Private Member Bills have very little success due to Government domination. First of all the Government allocates the debate time to the Bills so they allocate the Private Member Bills very little time and the Government Bills get priority. If the Government decides it agrees with the Private Member Bill it will allow it to become an Act, if the Government intended to make a similar Act but never got round to it they will vote against the Private Member Bill and put in a Government Bill. So in affect they will choose which acts they will take responsibility for.
Examples of Private Members Bills becoming law are Murder (Abolition of the death penalty) Act 1965, Abortion Act 1967 and the Marriage Act 1994. These were all morally controversial Acts where opinions strongly differ so they did not want to take responsibility for them. Therefore the Government controls the legislative process. Although the Government can be strongly influenced by pressure groups and media attention. For example the Stephen Lawrence murder case generated a high level of public interest this led to a change in the law.

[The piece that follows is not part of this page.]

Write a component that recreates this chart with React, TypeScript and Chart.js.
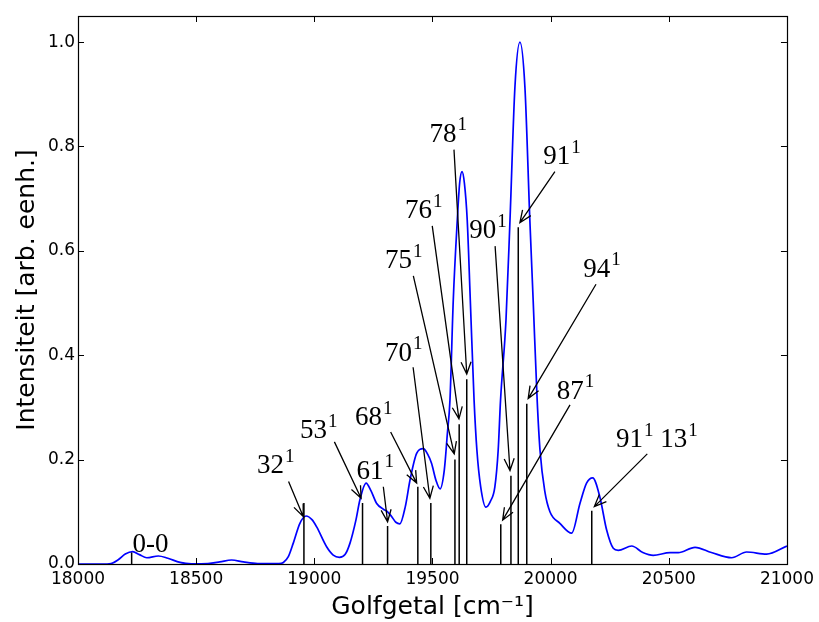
import React, { useEffect, useRef } from "react";
import { Chart, registerables } from "chart.js";

Chart.register(...registerables);

// ---- axis ticks ----
const xTicks = [18000, 18500, 19000, 19500, 20000, 20500, 21000];
const yTicks = [0, 0.2, 0.4, 0.6, 0.8, 1.0];

// ---- spectrum (blue curve) ----
const spectrumX = [
  18000, 18100, 18140, 18170, 18200, 18231, 18260, 18291, 18340, 18380, 18432, 18480,
  18550, 18600, 18650, 18700, 18760, 18850, 18869, 18890, 18911, 18939, 18965, 18990,
  19010, 19052, 19080, 19106, 19130, 19151, 19176, 19193, 19219, 19240, 19264, 19292,
  19310, 19327, 19345, 19362, 19385, 19405, 19433, 19461, 19480, 19496, 19515, 19532,
  19550, 19563, 19574, 19588, 19605, 19615, 19625, 19635, 19647, 19660, 19676, 19688,
  19704, 19726, 19745, 19764, 19778, 19788, 19811, 19828, 19849, 19870, 19891, 19912,
  19926, 19943, 19955, 19975, 19997, 20039, 20089, 20124, 20152, 20178, 20208, 20237,
  20265, 20286, 20343, 20390, 20434, 20505, 20540, 20611, 20680, 20766, 20829, 20914, 21000,
];
const spectrumY = [
  0, 0, 0.001, 0.008, 0.019, 0.0236, 0.018, 0.012, 0.0153, 0.011, 0.003, 0.0005,
  0.001, 0.004, 0.0077, 0.004, 0.001, 0.001, 0.003, 0.014, 0.04, 0.078, 0.092, 0.085,
  0.071, 0.033, 0.017, 0.0128, 0.018, 0.04, 0.084, 0.123, 0.155, 0.14, 0.116, 0.105,
  0.1, 0.091, 0.08, 0.077, 0.11, 0.161, 0.212, 0.221, 0.21, 0.193, 0.16, 0.144,
  0.18, 0.25, 0.314, 0.506, 0.659, 0.73, 0.752, 0.73, 0.659, 0.506, 0.314, 0.218,
  0.148, 0.109, 0.12, 0.148, 0.218, 0.314, 0.467, 0.659, 0.915, 1.0, 0.915, 0.659,
  0.506, 0.314, 0.218, 0.14, 0.1, 0.078, 0.059, 0.116, 0.155, 0.165, 0.129, 0.065,
  0.03, 0.026, 0.0345, 0.022, 0.0166, 0.0217, 0.0217, 0.032, 0.022, 0.012, 0.023, 0.019, 0.0345,
];

// ---- stick spectrum (black lines) ----
const stickX = [18227, 18956, 19204, 19310, 19438, 19493, 19595, 19613, 19645, 19789, 19832, 19863, 19899, 20174];
const stickY = [0.022, 0.117, 0.117, 0.073, 0.148, 0.117, 0.2, 0.268, 0.354, 0.076, 0.169, 0.645, 0.307, 0.102];

// ---- annotations ----
const labelTexts = ["0-0", "32^1", "53^1", "61^1", "68^1", "70^1", "75^1", "76^1", "78^1", "90^1", "91^1", "94^1", "87^1", "91^1 13^1"];
const labelX = [18231, 18757, 18939, 19179, 19172, 19299, 19299, 19384, 19487, 19656, 19969, 20138, 20026, 20277];
const labelY = [0.0236, 0.174, 0.241, 0.163, 0.266, 0.389, 0.567, 0.662, 0.809, 0.624, 0.766, 0.55, 0.317, 0.2235];
const arrowFromX = [null, 18891, 19085, 19292, 19323, 19418, 19419, 19499, 19591, 19765, 20018, 20192, 20082, 20409];
const arrowFromY = [null, 0.158, 0.234, 0.148, 0.253, 0.377, 0.552, 0.648, 0.794, 0.609, 0.752, 0.536, 0.305, 0.211];
const arrowToX = [null, 18953, 19198, 19310, 19433, 19489, 19592, 19612, 19645, 19828, 19870, 19905, 19797, 20185];
const arrowToY = [null, 0.091, 0.126, 0.081, 0.155, 0.126, 0.211, 0.278, 0.364, 0.179, 0.654, 0.317, 0.084, 0.11];

const MAIN_FONT = "27px 'Liberation Serif'";
const SUP_FONT = "19px 'Liberation Serif'";

function drawRich(ctx: CanvasRenderingContext2D, text: string, x: number, y: number) {
  const parts = text.split(/\^(\d+)/);
  let cx = x;
  ctx.textAlign = "left";
  ctx.textBaseline = "alphabetic";
  parts.forEach((p, i) => {
    if (!p) return;
    if (i % 2 === 1) {
      ctx.font = SUP_FONT;
      ctx.fillText(p, cx + 1, y - 11.5);
      cx += ctx.measureText(p).width + 1;
    } else {
      ctx.font = MAIN_FONT;
      ctx.fillText(p, cx, y);
      cx += ctx.measureText(p).width;
    }
  });
}

const annotationPlugin = {
  id: "annotations",
  afterDatasetsDraw(chart: any) {
    const { ctx, scales } = chart;
    const xs = scales.x;
    const ys = scales.y;
    ctx.save();
    ctx.fillStyle = "#000";
    ctx.strokeStyle = "#000";
    ctx.lineWidth = 1.3;
    for (let i = 0; i < labelTexts.length; i++) {
      drawRich(ctx, labelTexts[i], xs.getPixelForValue(labelX[i]), ys.getPixelForValue(labelY[i]));
      const fx = arrowFromX[i];
      if (fx === null) continue;
      const x0 = xs.getPixelForValue(fx);
      const y0 = ys.getPixelForValue(arrowFromY[i] as number);
      const x1 = xs.getPixelForValue(arrowToX[i] as number);
      const y1 = ys.getPixelForValue(arrowToY[i] as number);
      const ang = Math.atan2(y1 - y0, x1 - x0);
      const hl = 12;
      const hw = 5;
      const bx = x1 - hl * Math.cos(ang);
      const by = y1 - hl * Math.sin(ang);
      const nx = -Math.sin(ang);
      const ny = Math.cos(ang);
      ctx.beginPath();
      ctx.moveTo(x0, y0);
      ctx.lineTo(x1, y1);
      ctx.moveTo(bx + nx * hw, by + ny * hw);
      ctx.lineTo(x1, y1);
      ctx.lineTo(bx - nx * hw, by - ny * hw);
      ctx.stroke();
    }
    ctx.restore();
  },
};

const framePlugin = {
  id: "frame",
  afterDraw(chart: any) {
    const { ctx, chartArea: a, scales } = chart;
    const xs = scales.x;
    const ys = scales.y;
    ctx.save();
    ctx.strokeStyle = "#000";
    ctx.lineWidth = 1;
    ctx.beginPath();
    for (const t of xs.ticks) {
      const px = Math.round(xs.getPixelForValue(t.value)) + 0.5;
      ctx.moveTo(px, a.bottom);
      ctx.lineTo(px, a.bottom - 6);
      ctx.moveTo(px, a.top);
      ctx.lineTo(px, a.top + 6);
    }
    for (const t of ys.ticks) {
      const py = Math.round(ys.getPixelForValue(t.value)) + 0.5;
      ctx.moveTo(a.left, py);
      ctx.lineTo(a.left + 6, py);
      ctx.moveTo(a.right, py);
      ctx.lineTo(a.right - 6, py);
    }
    ctx.stroke();
    ctx.lineWidth = 1.2;
    ctx.strokeRect(Math.round(a.left) + 0.5, Math.round(a.top) + 0.5, Math.round(a.right - a.left), Math.round(a.bottom - a.top));
    ctx.restore();
  },
};

export default function App() {
  const ref = useRef<HTMLCanvasElement | null>(null);
  useEffect(() => {
    if (!ref.current) return;
    const spectrum = spectrumX.map((x, i) => ({ x, y: spectrumY[i] }));
    const sticks: any[] = [];
    stickX.forEach((x, i) => {
      sticks.push({ x, y: 0 }, { x, y: stickY[i] }, { x, y: null });
    });
    const tickFont = { family: "'DejaVu Sans'", size: 17 };
    const titleFont = { family: "'DejaVu Sans'", size: 25 };
    const chart = new Chart(ref.current, {
      type: "line",
      data: {
        datasets: [
          {
            data: sticks,
            borderColor: "#000",
            borderWidth: 1.5,
            pointRadius: 0,
            tension: 0,
            spanGaps: false,
            order: 0,
          },
          {
            data: spectrum,
            borderColor: "#0000ff",
            borderWidth: 1.7,
            pointRadius: 0,
            cubicInterpolationMode: "monotone",
            order: 1,
          },
        ] as any,
      },
      options: {
        animation: false,
        responsive: false,
        devicePixelRatio: 1,
        layout: { padding: { left: 0, right: 32, top: 16, bottom: 0 } },
        plugins: { legend: { display: false }, tooltip: { enabled: false } },
        scales: {
          x: {
            type: "linear",
            min: 18000,
            max: 21000,
            afterBuildTicks: (s: any) => {
              s.ticks = xTicks.map((v) => ({ value: v }));
            },
            afterFit: (s: any) => {
              s.height = 58;
            },
            ticks: {
              callback: (v: any) => String(v),
              font: tickFont,
              color: "#000",
              padding: 5,
              maxRotation: 0,
              autoSkip: false,
            },
            grid: { display: false, drawTicks: false },
            border: { display: false },
            title: {
              display: true,
              text: "Golfgetal [cm\u207B\u00B9]",
              font: titleFont,
              color: "#000",
              padding: { top: 0, bottom: 0 },
            },
          },
          y: {
            type: "linear",
            min: 0,
            max: 1.05,
            afterBuildTicks: (s: any) => {
              s.ticks = yTicks.map((v) => ({ value: v }));
            },
            afterFit: (s: any) => {
              s.width = 78;
            },
            ticks: {
              callback: (v: any) => Number(v).toFixed(1),
              font: tickFont,
              color: "#000",
              padding: 3,
              autoSkip: false,
            },
            grid: { display: false, drawTicks: false },
            border: { display: false },
            title: {
              display: true,
              text: "Intensiteit [arb. eenh.]",
              font: titleFont,
              color: "#000",
              padding: { top: 12, bottom: 0 },
            },
          },
        },
      } as any,
      plugins: [annotationPlugin, framePlugin],
    });
    return () => chart.destroy();
  }, []);
  return (
    <div style={{ position: "absolute", left: 0, top: 0, width: 819, height: 622, background: "#fff" }}>
      <canvas ref={ref} width={819} height={622} style={{ width: 819, height: 622 }} />
    </div>
  );
}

Following a public inquiry, the Race Relations (Amendment) Act 2000 was passed. So the Government do have to respond to public demand sometimes, they do this to secure votes in the next generations. So although the Government do dominate the legislative process the public can have an impact, and they did vote for that party to be in power so it is in theory democratic. A Bill has to go through the House of Lords as well as the House of Commons, even though the House of Lords don't have the power to stop a Bill becoming legislation.

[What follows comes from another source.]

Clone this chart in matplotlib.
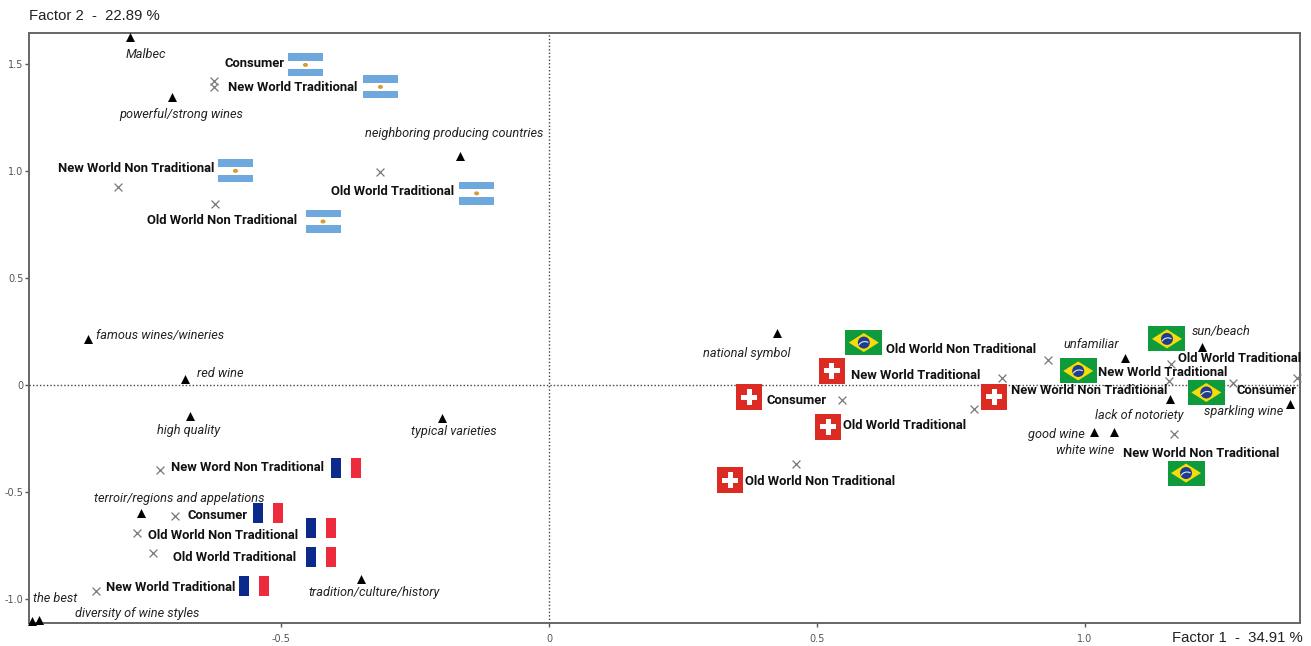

The only power the House of Lords have is to delay the Bill for a year. In this year media attention builds up and it allows the Government to know how the public feel. So if the House of Lords have no real power over legislation because they are not democratically elected what good comes of them? The same could be said for Royal Assent, it is just a formality because it is not the Queens place to refuse a Bill and she never will. So surely it is a waste of time. In an ideal world the law would be easily understandable and accessible to all citizens.
This is very far from the truth as it is almost impossible to find out what the law is let alone what parts are already in force and what parts aren't. Even Lawyers and the Lord Chancellor can't say for sure what laws are in force. Acts generally have more than one commencement date, and these dates are well hidden in sections of the Acts and are very hard to understand. For example the Criminal Justice and Public Order Act 1994 was divided into 12 parts containing 172 sections, many of which had several subsections, and it also had 11 schedules.

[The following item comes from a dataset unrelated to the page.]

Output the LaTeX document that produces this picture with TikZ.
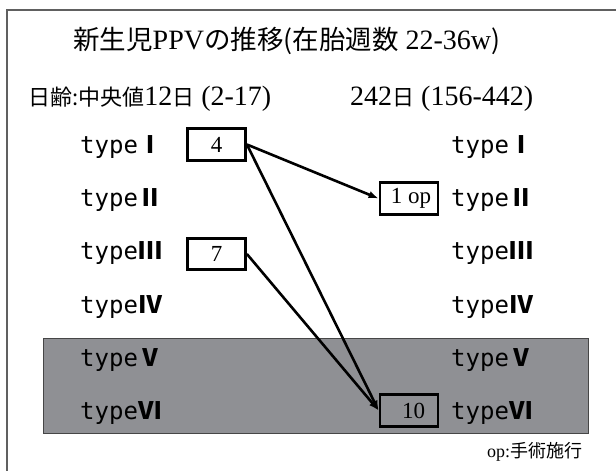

The commencement dates were contained in section 172 and this is what it said about parts that come into force immediately: '172(4)"The following provisions and their related amendments repeals and revocations shall come into force on the passing of this Act, namely sections 5 to 15 (and Schedules 1 and 2), 60, 63 65, 68 to 71, 77 to 80, 83, 90, Chapters I and IV of part VIII, sections 142 to 148, 150, 188 (1), (3) and (4), 166, 167, 171, paragraph 46 of schedule 9 and this section.
"' No wonder it is impossible to find out which laws are in force. The Criminal Investigation and Procedure Act 1996 replaced one section of this Act without it even being brought into effect. So it is not surprising that when the Lord Chancellor was asked which acts passed between 1989 and 1992 were still to be brought into force he replied that it was not possible, 'other than at disproportionate cost', to identify those provisions but he believed the percentage was around 1%.